= Annie Withey =

American farmer and entrepreneur

Ann E. "Annie" Withey (born 1963 or 1964) is an American farmer and entrepreneur. Withey developed Smartfood in 1984 and Annie's Homegrown in 1989, both with her husband at the time, Andrew Martin.

Withey graduated from the University of Connecticut in 1986, with a major in English.

They have since sold Smartfood to Frito-Lay and Annie's Homegrown, her titular company, to General Mills.

== Early life ==

Born Ann E. Withey, she grew up in Canton, Connecticut as one of three children and both of her parents were teachers.
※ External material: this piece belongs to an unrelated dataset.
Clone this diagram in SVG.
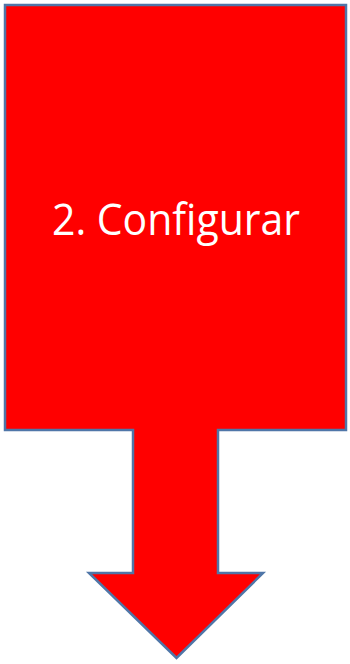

She attended Canton High School.

== Early career ==

In 1984, she developed the cheddar popcorn recipe as a college student in Boston, in her home kitchen.

In 1985, Withey and Martin started Smartfood, a snack food maker primarily known for attempting to make healthier versions of existing snack food items, popcorn most famously. They sold it to Frito-Lay for about $15 million in 1989.

Annie was interviewed in 1988 by Inc. Magazine about their success with their popcorn company Smartfood, which at the time was seen as an unprecedented success within the snack food world. Tom Protheroe of Hartford Snack Distributors said: "I have never – never – seen a snack-food item catch on like Smartfood has".

== Annie's Homegrown ==

Withey and Martin co-founded Annie's Homegrown in 1989, with their most famous product being Annie's Shells & Cheddar. Withey developed the recipe using the dried cheese powder from Smartfood popcorn, which she had been experimenting with in pursuit of an all-natural cheese popcorn recipe. Withey held onto the idea until she sold Smartfood in 1989 to focus on Annie's.

For a time in the 1990s, Withey's phone number was printed on boxes of Annie's mac and cheese sold in New England as part of her "guerrilla marketing" strategy, which also involved giving away boxes as samples. Withey personally responded to thousands of letters and answered phone calls even in the middle of the night, many people asking for cases of the product. She used her pet bunny Bernie as the brand mascot.

After her daughter's birth in 1997, Withey, having tired of running the business, took to organic farming, selling her produce at local farmer's markets. Wishing to reduce her involvement with the business, Withey accepted a majority investment from Solera Capital in 2002. She remained an employee of the company with the title "inspirational president", though she was no longer involved with the products. In 2014, General Mills bought Annie's Homegrown for $820 million. Though she does not directly work with General Mills, she remains optimistic about the continuation of Annie's brand ideals for environmental and community responsibility.

== Personal life ==

Withey and Martin were married in 1983 when Withey was 20 years old. They divorced in the early 1990s but kept working on their businesses together.

She later married Rob Miller, an organic farmer, and lives on a farm in Hampton, Connecticut, with their two daughters, Molly and Phoebe. As a family, they run Full Moon Farm, which supplies local restaurants and coops. She remained in Connecticut despite Annie's Homegrown relocating its headquarters to Berkeley, California, in 2011. As of 2021, she keeps four cows, seven sheep, a burro, two horses, two flocks of chickens, a dog, and two house rabbits at her early 1900s Victorian-style farmhouse.

She has worked on environmentalism and youth programs for much of her life, and was featured by Vanity Fair in an "Earth People" feature.